The Chicago post-rock quintet played a solid show, if a little short. Dipping into its past catalogue—including one song from “TNT,” as introduced by percussionist John Herndon—the influential instrumental group was consistent as usual, a decent opener for a whole overwhelming weekend.

New Jersey’s indie-rock mainstays Yo La Tengo played next, mixing in older songs like “Tom Courtenay,” “Stockholm Syndrome” and closer “Sugarcube” with newer material, like “Mr. Tough” and a brand new song from its upcoming new record. The show was a bit of a disappointment for its lack of the epic song “Blue Line Swinger”—a song I would’ve bet my life on the fans would’ve voted for as part of tonight’s “Write the Night” feature—and an overall dimness of the trio’s presentation. Leader Ira Kaplan’s guitar freakouts still raise some goosebumps, though.

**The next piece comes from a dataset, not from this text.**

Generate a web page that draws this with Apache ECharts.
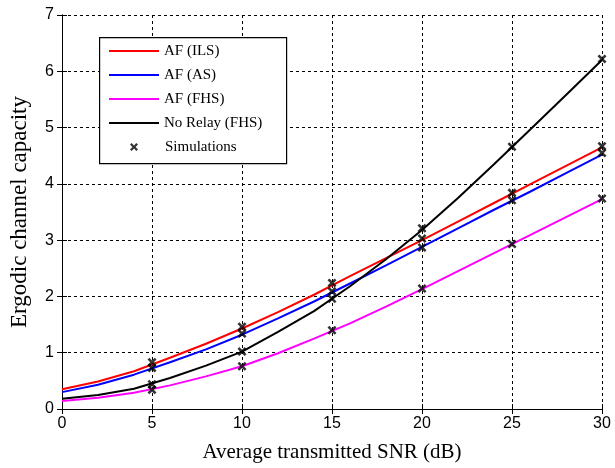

The Jesus Lizard played the set of the evening, probably the set of the whole fest. I honestly can’t see any band topping it. Within thirty seconds of the show’s start—after David Yow told the cheering audience to “shut up”—he was crowd-surfing and singing, as if it was 1990 again. The crowd dug it; the pit started immediately, and while I overheard one fan claim that it was “a bunch of pussies in there, they don’t know anything,” it certainly seemed energized. Yow even told some off-color jokes, such as “Why did the guy lick his asshole? Because he liked the taste of my semen.” Glad to see the man hasn’t changed much with age. Yow announced the band is playing a couple shows at Metro in November, which by the looks of it will be absolutely batshit crazy.

Built to Spill closed the night with a set of fan favorites, including “Kicked It in the Sun,” “Big Dipper,” “Carry the Zero,” “Strange,” “Goin Against Your Mind” and, my favorite of the evening, Halo Benders’ “Virginia Reel Around the Fountain.” Doug Martsch’s guitarwork was as crisp as ever, cutting through the windy, drizzly, too-cold-for-July atmosphere with a sharp ease. His voice was good, too. Noticeably absent from the set was “Car,” from the “There’s Nothing Wrong with Love” record; so much so someone in a group near me said “there’s no way these people didn’t vote for ‘Car,’ everyone loves that song.” Still, no dice.

Bathroom lines were long…beer lines seemed much longer…hopefully some logistics will be figured out by tomorrow. (The opening of the third stage area will help dilute some of the crowd, I imagine.) Overall, a good start to the weekend despite the chilly weather.

Anyway I just ordered a pizza and it should be here any minute. Alright!